Dolo do Representante

 O artigo 149 diz: "O dolo do representante legal de uma das partes só obriga o representado a responder civilmente até a importância do proveito que teve. Se, porém, o dolo for do representante convencional, o representado responderá solidariamente com ele por perdas e danos".

Vejamos: o tutor, curador, pai ou mãe no exercício do poder familiar são representantes impostos pela lei. Se esses representantes atuam com malícia na vida jurídica, é injusto que a lei sobrecarregue os representados pelas conseqüências de atitude que não é sua e para a qual não concorreram. O mesmo não se pode dizer da representação convencional, onde existe a vontade do representante na escolha de seu representado. O representado, ao assim agir, cria risco para si.

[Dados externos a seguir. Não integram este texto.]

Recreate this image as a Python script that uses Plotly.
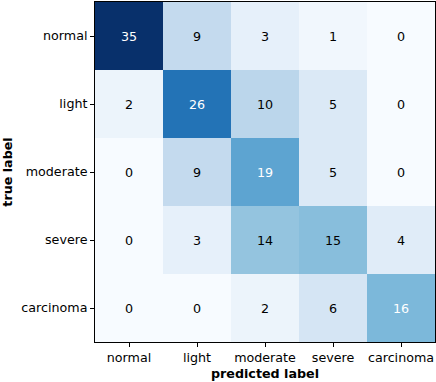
import plotly.graph_objects as go
import plotly.express as px

# confusion matrix values (rows: true, cols: predicted)
labels = ['normal', 'light', 'moderate', 'severe', 'carcinoma']
matrix = [
    [35, 9, 3, 1, 0],
    [2, 26, 10, 5, 0],
    [0, 9, 19, 5, 0],
    [0, 3, 14, 15, 4],
    [0, 0, 2, 6, 16],
]

blues = px.colors.sequential.Blues
n = len(blues)
colorscale = [[i / (n - 1), c] for i, c in enumerate(blues)]

font = dict(family='DejaVu Sans', size=12.7, color='black')

fig = go.Figure(go.Heatmap(
    z=matrix, x=labels, y=labels,
    colorscale=colorscale, zmin=0, zmax=35,
    showscale=False, hoverinfo='skip', xgap=0, ygap=0
))

# cell counts
annotations = []
for i, row in enumerate(matrix):
    for j, v in enumerate(row):
        annotations.append(dict(
            x=labels[j], y=labels[i], xref='x', yref='y',
            text=str(v), showarrow=False,
            font=dict(family='DejaVu Sans', size=12.7,
                      color='white' if v > 15.5 else 'black')
        ))

fig.update_layout(
    width=436, height=382,
    margin=dict(l=95, r=1, t=2, b=40),
    paper_bgcolor='white', plot_bgcolor='white',
    font=font,
    annotations=annotations,
    xaxis=dict(
        showgrid=False, zeroline=False,
        showline=True, linecolor='black', linewidth=1, mirror=True,
        ticks='outside', ticklen=4, tickcolor='black',
        title=dict(text='<b>predicted label</b>', standoff=4, font=font),
    ),
    yaxis=dict(
        showgrid=False, zeroline=False, autorange='reversed',
        showline=True, linecolor='black', linewidth=1, mirror=True,
        ticks='outside', ticklen=4, tickcolor='black',
        title=dict(text='<b>true label</b>', standoff=6, font=font),
    ),
)

fig.write_html('out.html', config={'displayModeBar': False},
               post_script="document.body.style.margin='0';")
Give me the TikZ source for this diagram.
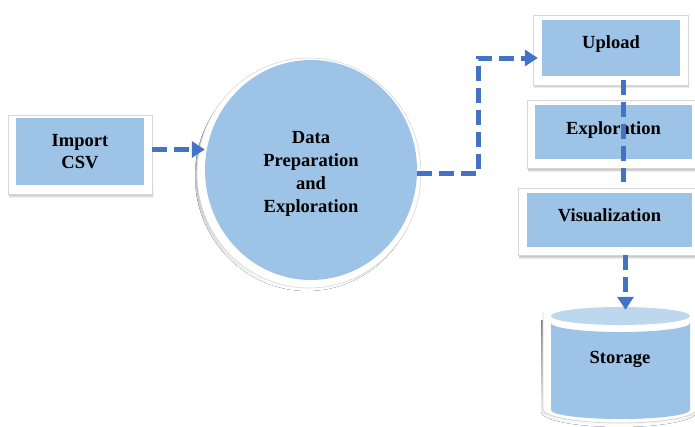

Assim, a culpa in eligendo ou in vigilando do representado deve ter por conseqüência responsabilizá-lo solidariamente pela reparação do dano, nos termos do art. 1.518, e não simplesmente, como diz o Código antigo no tópico analisado, limitar sua responsabilidade ao proveito que teve. Mesmo que não estivesse vigente o texto do atual Código, em cotejo com o art. 1.518, parte final, do Código Civil de 1916 (atual, art. 942), poderia ser adotada, na prática, a solução da lei nova, que faria melhor justiça.

Dolo de Ambas as Partes

Se ambas as partes procederam com dolo, há empate, igualdade na torpeza. A lei pune a conduta de ambas, não permitindo a anulação do ato. Art. 150. "Se ambas as partes procederem com dolo, nenhuma pode alegá-lo, para anular o negócio, ou reclamar indenização". É aplicação da regra geral pela qual ninguém pode alegar a própria torpeza - nemo propriam turpitudinem allegans.

A lei trata com diferença os tipos de dolo em ambas as partes que foram maliciosas, punindo-as com a impossibilidade de anular o negócio, pois ambos os partícipes agiram de má-fé.
 

Bibliografia

VENOSA, Silvio de Salvo. Direito Civil: parte geral. 4° ed. São Paulo: Atlas, 2004.

RODRIGUES, Silvio. Direito Civil: parte gera. v.1, 34ed. São Paulo: Saraiva. 2003.

FIUZA, César. Direito Civil: curso completo. 6°ed. rev. e ampl. De acordo com o Código Civil de 2002. Belo Horizonte: Del Rey, 2003.